Excerpts from Jim Conrad's
Naturalist Newsletter

from the March 20, 2016 Newsletter issued from Hacienda Chichen Resort beside Chichén Itzá Ruins, central Yucatán, MÉXICO
BLACK WITCH MOTH

The hut in which I live was first visited by a Black Witch Moth back in 2010, resulting in our page shown in the next section, below. That visitor had been faded and tattered, so this week when I came upon a much fresher looking one -- on the sidewalk beside the Hacienda's restaurant -- I got some pictures. A top view of the six-inch-broad moth (15cm) appears below:

Black Witch Moth, ASCALAPHA ODORATA, top

The underside is shown below:

Black Witch Moth, ASCALAPHA ODORATA, bottom

And an artsy close-up of part of a wing is shown below:

Black Witch Moth, ASCALAPHA ODORATA, close-up of wing design

These pictures were possible because the moth was incapacitated, almost dead. Its legs were bound in cobwebs so maybe the moth had become entangled in a web on the restaurant's ceiling, became exhausted trying to get away, and had been removed during the daily restaurant cleaning. Among the Maya, Black Witch Moths are famous for seeking shelter in people's huts and outbuildings.

The Maya concept that Black Witch Moths are "house borrowers" was another reason I wanted to take a second look at the moth. On the 2010 Black Witch Moth page I comment on a strong belief held by many rural and small-town people throughout Central America and mainland Mexico (as opposed to here in the Yucatan) that it's a bad omen when a Black Witch Moth enters your house. When they enter, someone may be about to die. Entomologist Mike Quin has a fine page on Black Witch Moth natural history and the beliefs surrounding them at http://texasento.net/witch.htm

However, a year or so ago an anthropologist friend wrote saying that during her decades of work among the Yucatan's Maya she'd never heard anyone express the bad-luck/ pending death belief about the Black Witch Moth. Since then I've been asking around and now I see that it's true: Elsewhere people may believe that Black Witch Moths are harbingers of death, but not the Maya here in the Yucatan.

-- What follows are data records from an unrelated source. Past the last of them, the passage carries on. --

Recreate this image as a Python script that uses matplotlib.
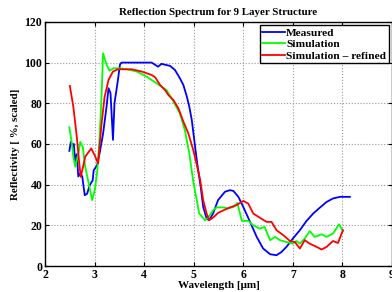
import numpy as np
import matplotlib
matplotlib.use("Agg")
import matplotlib.pyplot as plt

plt.rcParams['font.family'] = ['Liberation Serif', 'DejaVu Serif']
plt.rcParams['font.weight'] = 'bold'

# measured spectrum
wl_meas = [2.49, 2.52, 2.55, 2.58, 2.61, 2.64, 2.67, 2.71, 2.75, 2.80, 2.85, 2.89,
           2.93, 2.96, 2.98, 3.05, 3.10, 3.17, 3.24, 3.28, 3.32, 3.37, 3.40, 3.44,
           3.47, 3.51, 3.54, 3.70, 3.90, 4.15, 4.22, 4.28, 4.35, 4.41, 4.52, 4.62,
           4.72, 4.79, 4.86, 4.91, 4.96, 5.02, 5.07, 5.14, 5.19, 5.26, 5.31, 5.39,
           5.49, 5.63, 5.73, 5.80, 5.90, 6.00, 6.13, 6.27, 6.40, 6.54, 6.67, 6.77,
           6.87, 7.00, 7.14, 7.27, 7.41, 7.54, 7.68, 7.81, 7.95, 8.15]
refl_meas = [56.6, 61.0, 59.5, 60.0, 50.5, 55.0, 44.0, 45.6, 44.0, 34.8, 35.6, 39.0,
             41.0, 42.0, 47.0, 49.6, 55.4, 65.0, 78.3, 87.4, 85.0, 62.0, 80.0, 86.5,
             91.5, 98.9, 100.0, 100.0, 100.0, 100.0, 98.9, 98.0, 99.4, 99.0, 98.4, 96.4,
             92.3, 89.0, 83.3, 78.3, 71.8, 60.0, 50.4, 38.9, 29.0, 23.3, 22.5, 25.8,
             32.4, 36.5, 37.3, 36.9, 34.0, 29.0, 22.0, 14.3, 8.6, 5.8, 5.3, 6.9,
             9.4, 13.5, 17.6, 22.0, 25.8, 28.6, 31.5, 33.2, 34.0, 34.0]

# simulation
wl_sim = [2.49, 2.54, 2.57, 2.61, 2.68, 2.71, 2.76, 2.81, 2.88, 2.95, 3.00, 3.05,
          3.10, 3.14, 3.17, 3.24, 3.30, 3.38, 3.51, 3.65, 3.85, 4.05, 4.25, 4.45,
          4.59, 4.72, 4.82, 4.91, 4.99, 5.06, 5.11, 5.23, 5.29, 5.39, 5.46, 5.60,
          5.69, 5.80, 5.88, 5.97, 6.10, 6.20, 6.33, 6.43, 6.54, 6.64, 6.74, 6.87,
          7.00, 7.07, 7.14, 7.24, 7.34, 7.44, 7.58, 7.68, 7.81, 7.93, 8.01]
refl_sim = [68.2, 60.3, 53.7, 48.8, 56.2, 61.0, 58.6, 48.8, 40.6, 32.4, 37.0, 46.0,
            63.0, 84.0, 104.6, 99.0, 96.0, 97.2, 97.2, 96.7, 95.6, 93.1, 89.8, 86.5,
            80.8, 75.0, 66.8, 55.4, 41.5, 32.4, 25.8, 22.5, 23.8, 27.4, 28.8, 28.8,
            28.3, 29.0, 31.0, 22.2, 22.2, 20.0, 18.4, 19.2, 12.7, 14.3, 12.7, 11.8,
            11.0, 12.3, 11.0, 13.5, 17.2, 14.3, 15.6, 14.3, 16.0, 20.5, 17.2]

# refined simulation
wl_ref = [2.50, 2.57, 2.64, 2.69, 2.72, 2.75, 2.81, 2.93, 3.00, 3.07, 3.14, 3.20,
          3.28, 3.37, 3.47, 3.61, 3.75, 3.95, 4.15, 4.22, 4.32, 4.42, 4.49, 4.59,
          4.69, 4.79, 4.89, 4.99, 5.07, 5.13, 5.19, 5.26, 5.31, 5.39, 5.49, 5.60,
          5.73, 5.86, 6.00, 6.10, 6.20, 6.33, 6.47, 6.57, 6.67, 6.81, 6.94, 7.04,
          7.14, 7.24, 7.34, 7.48, 7.58, 7.68, 7.81, 7.91, 8.01]
refl_ref = [88.5, 78.3, 63.5, 50.4, 43.8, 47.0, 53.7, 57.8, 54.5, 50.4, 70.0, 83.0,
            91.5, 95.6, 96.7, 96.7, 96.7, 95.6, 93.9, 92.8, 89.0, 86.5, 84.0, 81.6,
            77.5, 71.0, 65.2, 57.0, 48.8, 42.2, 32.4, 25.8, 22.5, 23.8, 26.1, 27.4,
            28.8, 29.9, 32.0, 30.7, 25.8, 23.8, 21.7, 21.7, 17.6, 15.1, 12.3, 11.8,
            8.6, 12.7, 11.0, 9.4, 8.1, 9.4, 12.3, 11.3, 17.6]

fig = plt.figure(figsize=(3.92, 2.92), dpi=100)
ax = fig.add_axes([0.115, 0.089, 0.885, 0.836])

ax.plot(wl_meas, refl_meas, color=(0, 0, 1), lw=1.3, label="Measured")
ax.plot(wl_sim, refl_sim, color=(0, 1, 0), lw=1.3, label="Simulation")
ax.plot(wl_ref, refl_ref, color=(1, 0, 0), lw=1.3, label="Simulation \u2013 refined")

ax.set_xlim(2, 9)
ax.set_ylim(0, 120)
ax.set_xticks(np.arange(2, 10, 1))
ax.set_yticks(np.arange(0, 121, 20))
ax.tick_params(direction='in', length=3, labelsize=8.5, top=True, right=True, pad=2)
for lab in ax.get_xticklabels() + ax.get_yticklabels():
    lab.set_fontweight('bold')
ax.grid(True, linestyle=':', color='#999999', linewidth=0.8)
for s in ax.spines.values():
    s.set_linewidth(1.0)

ax.set_xlabel("Wavelength [\u03bcm]", fontsize=8, fontweight='bold', labelpad=0)
ax.set_ylabel("Reflectivity [ %, scaled]", fontsize=7.8, fontweight='bold', labelpad=3)
ax.set_title("Reflection Spectrum for 9 Layer Structure", fontsize=7.8,
             fontweight='bold', pad=5)

leg = ax.legend(loc='upper right', fontsize=8.2, handlelength=2.0, handletextpad=0.1,
                borderpad=0.2, labelspacing=0.15, fancybox=False, framealpha=1,
                borderaxespad=0.3)
leg.get_frame().set_edgecolor('black')
leg.get_frame().set_linewidth(1.0)

fig.savefig("out.png", dpi=100)
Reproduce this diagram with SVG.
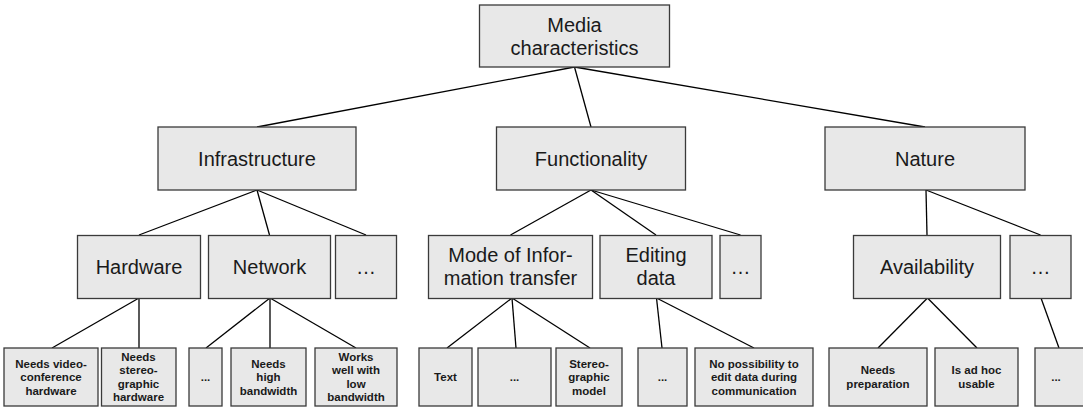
<svg xmlns="http://www.w3.org/2000/svg" width="1083" height="408" viewBox="0 0 1083 408">
<style>
.box{fill:#e8e8e8;stroke:#3a3a3a;stroke-width:1.3}
.t{font-family:"Liberation Sans",Arial,sans-serif;font-size:20px;fill:#1a1a1a;text-anchor:middle}
.s{font-family:"Liberation Sans",Arial,sans-serif;font-size:11.5px;font-weight:bold;fill:#1a1a1a;text-anchor:middle}
.c{stroke:#000;stroke-width:1.3;fill:none}
</style>
<rect width="1083" height="408" fill="#fff"/>
<g id="connectors">
<line class="c" x1="574.5" y1="67" x2="257" y2="127"/>
<line class="c" x1="574.5" y1="67" x2="591" y2="127"/>
<line class="c" x1="574.5" y1="67" x2="925" y2="127"/>
<line class="c" x1="257" y1="190" x2="139" y2="235"/>
<line class="c" x1="257" y1="190" x2="269.5" y2="235"/>
<line class="c" x1="257" y1="190" x2="366" y2="235"/>
<line class="c" x1="591" y1="190" x2="510.5" y2="235"/>
<line class="c" x1="591" y1="190" x2="656" y2="235"/>
<line class="c" x1="591" y1="190" x2="740.5" y2="235"/>
<line class="c" x1="926" y1="190" x2="927" y2="235"/>
<line class="c" x1="926" y1="190" x2="1040.5" y2="235"/>
<line class="c" x1="139" y1="298" x2="52" y2="348"/>
<line class="c" x1="139" y1="298" x2="139" y2="348"/>
<line class="c" x1="270" y1="298" x2="206" y2="348"/>
<line class="c" x1="270" y1="298" x2="270" y2="348"/>
<line class="c" x1="270" y1="298" x2="356" y2="348"/>
<line class="c" x1="512" y1="298" x2="447" y2="348"/>
<line class="c" x1="512" y1="298" x2="516" y2="348"/>
<line class="c" x1="512" y1="298" x2="590" y2="348"/>
<line class="c" x1="656.5" y1="298" x2="662" y2="348"/>
<line class="c" x1="656.5" y1="298" x2="754" y2="348"/>
<line class="c" x1="927.5" y1="298" x2="878" y2="348"/>
<line class="c" x1="927.5" y1="298" x2="977" y2="348"/>
<line class="c" x1="1041" y1="298" x2="1059" y2="348"/>
</g>
<g id="n-media"><rect class="box" x="479.5" y="5" width="190" height="62"/><text class="t" x="574.5" y="31.5">Media</text><text class="t" x="574.5" y="54.5">characteristics</text></g>
<g id="n-infra"><rect class="box" x="158" y="127" width="198" height="63"/><text class="t" x="257" y="165.5">Infrastructure</text></g>
<g id="n-func"><rect class="box" x="496.5" y="127" width="189" height="63"/><text class="t" x="591" y="165.5">Functionality</text></g>
<g id="n-nature"><rect class="box" x="825" y="127" width="200" height="63"/><text class="t" x="925" y="165.5">Nature</text></g>
<g id="n-hardware"><rect class="box" x="77.5" y="235.5" width="123" height="63"/><text class="t" x="139" y="274">Hardware</text></g>
<g id="n-network"><rect class="box" x="208.5" y="235.5" width="122" height="63"/><text class="t" x="269.5" y="274">Network</text></g>
<g id="n-infra-more"><rect class="box" x="335.5" y="235.5" width="61" height="63"/><text class="t" x="366" y="274">…</text></g>
<g id="n-mode"><rect class="box" x="428.5" y="235.5" width="164" height="63"/><text class="t" x="510.5" y="262">Mode of Infor-</text><text class="t" x="510.5" y="285">mation transfer</text></g>
<g id="n-editing"><rect class="box" x="600" y="235.5" width="112" height="63"/><text class="t" x="656" y="262">Editing</text><text class="t" x="656" y="285">data</text></g>
<g id="n-func-more"><rect class="box" x="720" y="235.5" width="41" height="63"/><text class="t" x="740.5" y="274">…</text></g>
<g id="n-avail"><rect class="box" x="853.5" y="235.5" width="147" height="63"/><text class="t" x="927" y="274">Availability</text></g>
<g id="n-nature-more"><rect class="box" x="1010" y="235.5" width="61" height="63"/><text class="t" x="1040.5" y="274">…</text></g>
<g id="n-video"><rect class="box" x="4" y="348" width="94" height="58"/><text class="s" x="51" y="367.5">Needs video-</text><text class="s" x="51" y="381">conference</text><text class="s" x="51" y="394.5">hardware</text></g>
<g id="n-stereo"><rect class="box" x="101.5" y="348" width="74.5" height="58"/><text class="s" x="138.5" y="360.5">Needs</text><text class="s" x="138.5" y="374">stereo-</text><text class="s" x="138.5" y="387.5">graphic</text><text class="s" x="138.5" y="401">hardware</text></g>
<g id="n-net-more"><rect class="box" x="189" y="348" width="33" height="58"/><text class="s" x="205.5" y="381">...</text></g>
<g id="n-high"><rect class="box" x="231" y="348" width="75" height="58"/><text class="s" x="268.5" y="367.5">Needs</text><text class="s" x="268.5" y="381">high</text><text class="s" x="268.5" y="394.5">bandwidth</text></g>
<g id="n-low"><rect class="box" x="315" y="348" width="82" height="58"/><text class="s" x="356" y="360.5">Works</text><text class="s" x="356" y="374">well with</text><text class="s" x="356" y="387.5">low</text><text class="s" x="356" y="401">bandwidth</text></g>
<g id="n-text"><rect class="box" x="419" y="348" width="53" height="58"/><text class="s" x="445.5" y="381">Text</text></g>
<g id="n-mode-more"><rect class="box" x="478" y="348" width="73" height="58"/><text class="s" x="514.5" y="381">...</text></g>
<g id="n-stereomodel"><rect class="box" x="556" y="348" width="66" height="58"/><text class="s" x="589" y="367.5">Stereo-</text><text class="s" x="589" y="381">graphic</text><text class="s" x="589" y="394.5">model</text></g>
<g id="n-edit-more"><rect class="box" x="638" y="348" width="49" height="58"/><text class="s" x="662.5" y="381">...</text></g>
<g id="n-noedit"><rect class="box" x="695" y="348" width="118" height="58"/><text class="s" x="754" y="367.5">No possibility to</text><text class="s" x="754" y="381">edit data during</text><text class="s" x="754" y="394.5">communication</text></g>
<g id="n-prep"><rect class="box" x="829" y="348" width="98" height="58"/><text class="s" x="878" y="374">Needs</text><text class="s" x="878" y="387.5">preparation</text></g>
<g id="n-adhoc"><rect class="box" x="935" y="348" width="83" height="58"/><text class="s" x="976.5" y="374">Is ad hoc</text><text class="s" x="976.5" y="387.5">usable</text></g>
<g id="n-avail-more"><rect class="box" x="1035" y="348" width="55" height="58"/><text class="s" x="1056" y="381">...</text></g>
</svg>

I asked my Maya friend Paulino what Black Witch Moths are called in Maya and he gave the name of Ma-ha-nah, more or less, which he translated into Spanish as Presta-casa, which I interpret as meaning "House-borrower."

I'll bet there's a good story of why the Maya have a different set of beliefs about Black Witch Moths. In fact, here in the Yucatan I'm continually finding ways that Yucatan culture differs from the rest of Mexico, including the use of the Spanish language. For instance, throughout most of mainland Mexico a turkey is a guajalote, but here in the Yucatan it's a pavo.


Black Witch Moth, ASCALAPHA ODORATA

from the June 20, 2010 Newsletter issued from Hacienda Chichen Resort beside Chichén Itzá Ruins, central Yucatán, MÉXICO
BLACK WITCH MOTH

Six-inch-across (15 cm), dark moths have begun spending their days in my hut, their big wings flush with the ceiling's thatch, or maybe they'll be on my pole walls or the vine door, or even outside beneath the thatch overhang. You can see one on the vine door above.

I sent volunteer insect identifier Bea in Ontario a picture and it wasn't long before a message came back telling me that I was in for a heap of trouble. What we have here is the Black Witch Moth, ASCALAPHA ODORATA, a species familiar to country folks from Brazil through Central America, Mexico and the Caribbean, and sporadically deep into the US. And any hut-dwelling country person in that vast range will tell you: Having a Black Witch in your hut is not good news. If someone in your hut is sick and a Black Witch enters, the sick person will die. In Mexico Black Witches commonly are called Mariposas de la Muerte, or Butterflies of Death. In Maya a Black Witch is Mahá-nahí, which roughly translates to a less menacing "House Borrower."

Black Witch Moth, ASCALAPHA ODORATA, head

Above a close-up of a Black Witch's head shows a bulbous, black, many-windowed compound eye and a brownish, coiled proboscis. Many large, showy moths live so briefly that they possess no mouthparts -- they only live long enough to mate and lay eggs. But you can see from our moth's frayed wing margins that Black Witches live awhile. The proboscis enables the adult to eat soft, mushy or rotting fruit, sugary tree sap and the like. Caterpillars feed on the leaves of trees and shrubs in the abundant Bean Family.

Of course my Maya friends assure me that the bit about the hut's occupant dying is purely a superstition. What bothers me is the way they tell me -- a little too gaily, a smile a little too forced, a voice a little too encouraging, the way you talk to someone whose doctor has given them only days to live.